Picture this: you don’t have any money to open a savings account with. You don’t have a record of credit on paper. You have never been formally employed. You don’t have any collateral to use in the negotiation of securing a loan. The most your family has to trade is some livestock. You’re also mostly illiterate. No bank or formal financial institution is going to want to do business with you.

Microfinance gives you another option to get funds for your sewing business, to send your child to school, or to treat a family member’s illness. It also allows for you to pay the loan back easily, without all of the insecurities and risk associated with informal dealings through a moneylender in your village or community. All you have to do is work with a microfinance institution to secure a loan. From there, you work with the institution to pay back the loan at a specific rate, as one would do in any other banking situation.

However, less risk isn’t the only benefit to microfinance. From the perspective of the lender, this form of financial assistance to the poor can also prove to be very reliable.

The World Bank Group reports that as of July 2008, Adhikar, a microfinance institution in India, had about 40,000 borrowers with a 100% repayment rate. A 100% repayment rate is almost unheard of in most traditional banks, both here and in other parts of the world. This high repayment rate is characteristic of nearly all microfinance programs and can be backed by empirical data. This builds a strong case for enabling these types of financial services to be expanded both in the United States and throughout the rest of the world.

According to the United Nations Capital Development Fund (UNCDF), microfinance also allows for a variety of positive effects. Firstly, microfinance helps very poor households meet basic needs and protect against risks, such as natural disaster, illness, or other forms of hardship.
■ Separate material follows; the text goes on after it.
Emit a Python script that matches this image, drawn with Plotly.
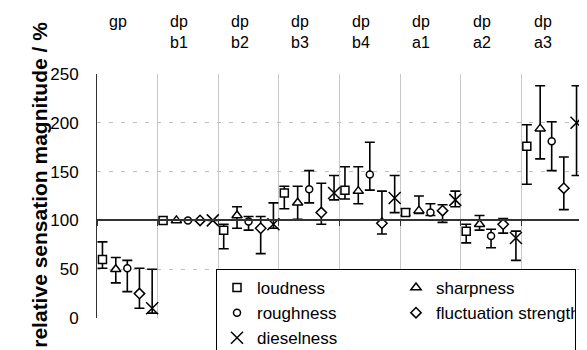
import plotly.graph_objects as go

# ---- data ----
groups = ["gp", "dp<br>b1", "dp<br>b2", "dp<br>b3", "dp<br>b4", "dp<br>a1", "dp<br>a2", "dp<br>a3"]
series = ["loudness", "sharpness", "roughness", "fluctuation strength", "dieselness"]

loudness = [60, 100, 90, 128, 131, 108, 89, 176]
loud_hi = [78, 100, 96, 135, 155, 112, 96, 198]
loud_lo = [51, 100, 71, 112, 122, 105, 77, 137]

sharpness = [50, 100, 105, 118, 130, 110, 96, 194]
sharp_hi = [62, 100, 114, 135, 155, 125, 105, 238]
sharp_lo = [36, 100, 92, 101, 117, 107, 90, 163]

roughness = [51, 100, 99, 132, 147, 108, 84, 181]
rough_hi = [59, 100, 104, 151, 180, 117, 91, 201]
rough_lo = [27, 100, 90, 118, 131, 105, 72, 151]

fluctuation = [25, 100, 92, 108, 97, 110, 96, 133]
fluct_hi = [51, 100, 104, 138, 130, 116, 102, 165]
fluct_lo = [10, 100, 66, 96, 86, 98, 87, 111]

dieselness = [10, 100, 96, 128, 123, 121, 82, 200]
diesel_hi = [50, 100, 118, 146, 146, 130, 89, 238]
diesel_lo = [5, 100, 92, 121, 108, 114, 59, 146]

y_ticks = [0, 50, 100, 150, 200, 250]
x_axis_crossing = 100

# ---- styling ----
offsets = [0.09, 0.31, 0.5, 0.7, 0.91]
symbols = ["square", "triangle-up", "circle", "diamond", "x-thin-open"]
sizes = [8, 9, 7, 8, 12]
FONT = "Liberation Sans, Arial, sans-serif"
W, H = 587, 350
PAGE_OFF = 8  # default body margin of the html page
L, R, T, B = 97 - PAGE_OFF, 5 + PAGE_OFF, 74 - PAGE_OFF, 32 + PAGE_OFF
Y_MAX = 250

values = [loudness, sharpness, roughness, fluctuation, dieselness]
highs = [loud_hi, sharp_hi, rough_hi, fluct_hi, diesel_hi]
lows = [loud_lo, sharp_lo, rough_lo, fluct_lo, diesel_lo]

fig = go.Figure()
for k, name in enumerate(series):
    vals = values[k]
    xs = [i + offsets[k] for i in range(len(groups))]
    plus = [h - v for h, v in zip(highs[k], vals)]
    minus = [v - l for l, v in zip(lows[k], vals)]
    is_x = symbols[k].startswith("x")
    fig.add_trace(go.Scatter(
        x=xs, y=vals, name=name, mode="markers",
        marker=dict(symbol=symbols[k], size=sizes[k],
                    color="black" if is_x else "white",
                    line=dict(color="black", width=1.5)),
        error_y=dict(type="data", symmetric=False, array=plus, arrayminus=minus,
                     color="black", thickness=1.6, width=5),
    ))

# top category labels
for i, g in enumerate(groups):
    fig.add_annotation(x=i + 0.5, xref="x", y=1.257, yref="paper", yanchor="top",
                       text=g, showarrow=False, xshift=-9,
                       font=dict(family=FONT, size=16, color="black"))

# y title
fig.add_annotation(x=-0.148, xref="paper", y=0.545, yref="paper",
                   text="<b>relative sensation magnitude / %</b>", textangle=-90,
                   showarrow=False, font=dict(family=FONT, size=21, color="black"))

fig.update_layout(
    width=W, height=H,
    margin=dict(l=L, r=R, t=T, b=B, autoexpand=False),
    paper_bgcolor="white", plot_bgcolor="white",
    font=dict(family=FONT, size=17, color="black"),
    showlegend=True,
    legend=dict(orientation="h", xref="container", x=(216 - PAGE_OFF) / W, xanchor="left",
                yref="container", y=1 - (269 - PAGE_OFF) / H, yanchor="top",
                entrywidth=134, entrywidthmode="pixels",
                bgcolor="white", bordercolor="black", borderwidth=1,
                font=dict(family=FONT, size=17, color="black"),
                traceorder="normal"),
)
# category axis crosses the value axis at 100
fig.update_xaxes(range=[0, len(groups)], tickvals=list(range(len(groups) + 1)),
                 showticklabels=False, showgrid=True, gridcolor="#c8c8c8", gridwidth=1,
                 anchor="free", position=x_axis_crossing / Y_MAX,
                 showline=True, linecolor="#333333", linewidth=1.5, automargin=False,
                 ticks="outside", ticklen=5, tickcolor="#333333", zeroline=False)
fig.update_yaxes(range=[0, Y_MAX], tickvals=y_ticks, showgrid=True, gridcolor="#c0c0c0",
                 griddash="4px,8px", gridwidth=1, zeroline=False, automargin=False,
                 showline=True, linecolor="#333333", linewidth=1,
                 ticks="", ticklabelstandoff=14,
                 tickfont=dict(family=FONT, size=17, color="black"))

fig.write_html("out.html")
This can mean life or death in certain parts of the world as impoverished nations already struggle with the survival rates of their peoples. Moreover, the use of financial services by low-income or poverty-stricken households is often associated with improvements in both community and household economic welfare, according to UNCDF. Finally, the positive impact of microfinancing continues to perpetuate itself as many microfinance institutions find that the successes and benefits of various programs relate closely to how long people have been utilizing such services.
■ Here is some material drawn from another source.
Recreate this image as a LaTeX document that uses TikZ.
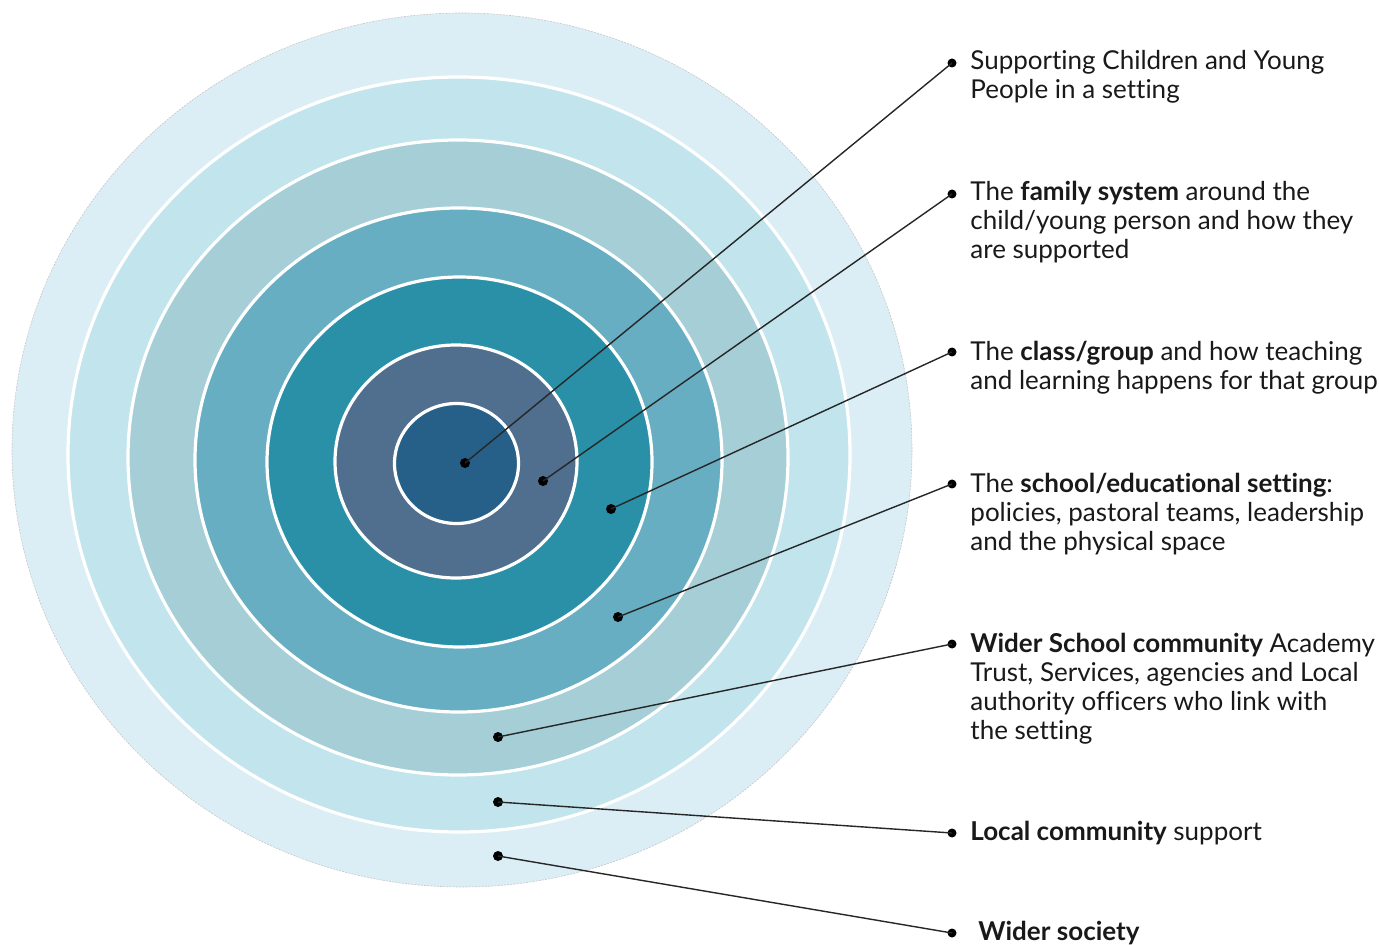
\documentclass[tikz,border=0pt]{standalone}
\usepackage{fontspec}
\setmainfont[Ligatures=NoCommon]{Lato}
\definecolor{cA}{RGB}{220,238,245}
\definecolor{cB}{RGB}{193,228,237}
\definecolor{cC}{RGB}{165,206,215}
\definecolor{cD}{RGB}{104,174,194}
\definecolor{cE}{RGB}{42,144,168}
\definecolor{cF}{RGB}{80,110,142}
\definecolor{cG}{RGB}{38,96,137}
\begin{document}
\begin{tikzpicture}[x=0.5pt,y=-0.5pt,
  ring/.style={draw=white,line width=1.6pt},
  dot/.style={circle,fill=black,inner sep=0pt,minimum size=5pt},
  bul/.style={circle,fill=black,inner sep=0pt,minimum size=4.5pt},
  lead/.style={draw=black!85,line width=0.7pt},
  lbl/.style={anchor=base west,align=left,inner sep=0pt,font=\fontsize{13}{14.5}\selectfont,text=black!90}]
\useasboundingbox (0,0) rectangle (1379,945);
% rings
\fill[cA] (462,450) ellipse [x radius=450, y radius=437];
\draw[gray!45,line width=0.3pt,dash pattern=on 1pt off 0.6pt] (462,450) ellipse [x radius=450, y radius=437];
\filldraw[fill=cB,ring] (459,454.5) ellipse [x radius=391, y radius=377.5];
\filldraw[fill=cC,ring] (458,457.5) ellipse [x radius=330, y radius=317.5];
\filldraw[fill=cD,ring] (458.5,460) ellipse [x radius=263.5, y radius=252];
\filldraw[fill=cE,ring] (459.5,462) ellipse [x radius=192.5, y radius=185];
\filldraw[fill=cF,ring] (456,461.5) ellipse [x radius=121, y radius=116.5];
\filldraw[fill=cG,ring] (456.5,463.5) ellipse [x radius=62, y radius=60];
% inner dots
\node[dot] (d1) at (465,463) {};
\node[dot] (d2) at (543,481) {};
\node[dot] (d3) at (611,509) {};
\node[dot] (d4) at (618,617) {};
\node[dot] (d5) at (498,737) {};
\node[dot] (d6) at (498,802) {};
\node[dot] (d7) at (498,856) {};
% bullets
\node[bul] (b1) at (952,63) {};
\node[bul] (b2) at (952,194) {};
\node[bul] (b3) at (952,352) {};
\node[bul] (b4) at (952,484) {};
\node[bul] (b5) at (952,644) {};
\node[bul] (b6) at (952,833) {};
\node[bul] (b7) at (952,933) {};
% leaders
\draw[lead] (d1.center) -- (b1.center);
\draw[lead] (d2.center) -- (b2.center);
\draw[lead] (d3.center) -- (b3.center);
\draw[lead] (d4.center) -- (b4.center);
\draw[lead] (d5.center) -- (b5.center);
\draw[lead] (d6.center) -- (b6.center);
\draw[lead] (d7.center) -- (b7.center);
% labels (anchored at baseline of their last line)
\node[lbl] (t1) at (970,99) {Supporting Children and Young\\People in a setting};
\node[lbl] (t2) at (970,259) {The \textbf{family system} around the\\child/young person and how they\\are supported};
\node[lbl] (t3) at (970,390) {The \textbf{class/group} and how teaching\\and learning happens for that group};
\node[lbl] (t4) at (970,551) {The \textbf{school/educational setting}:\\policies, pastoral teams, leadership\\and the physical space};
\node[lbl] (t5) at (970,739) {\textbf{Wider School community} Academy\\Trust, Services, agencies and Local\\authority officers who link with\\the setting};
\node[lbl] (t6) at (970,840) {\textbf{Local community} support};
\node[lbl] (t7) at (978,940) {\textbf{Wider society}};
\end{tikzpicture}
\end{document}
As reported by the CGAP, data on the programs shows that, among the poor, those participating in microfinance programs who had access to financial services were able to improve their well-being—both at the individual and household level—much more than those who did not have access to financial services.

The CGAP reports, in Bangladesh, Grameen Bank members had incomes 43% higher than others in non-program villages. In El Salvador, the weekly income of clients who participated in FINCA, another microfinance program, increased on average by 145%. In India, half of SHARE clients graduated out of poverty. In Ghana, 80% of clients of Freedom from Hunger had secondary income, compared to 50% for non-clients. In Lombok, Indonesia, the average income of Bank Rakyat Indonesia borrowers increased by 112%, and 90% of households graduated out of poverty. In Vietnam, Save the Children clients greatly reduced food deficits.

Clearly, as demonstrated by the data from CGAP, microfinance is incredibly successful in all areas throughout the world and could be an invaluable tool for the overcoming and prevention of poverty within the United States, as well as the rest of the world. However, microfinance isn’t the only solution. Many institutions still emphasize that access to financial services is a step in the right direction, however, it’s only one small help in a much larger, global problem.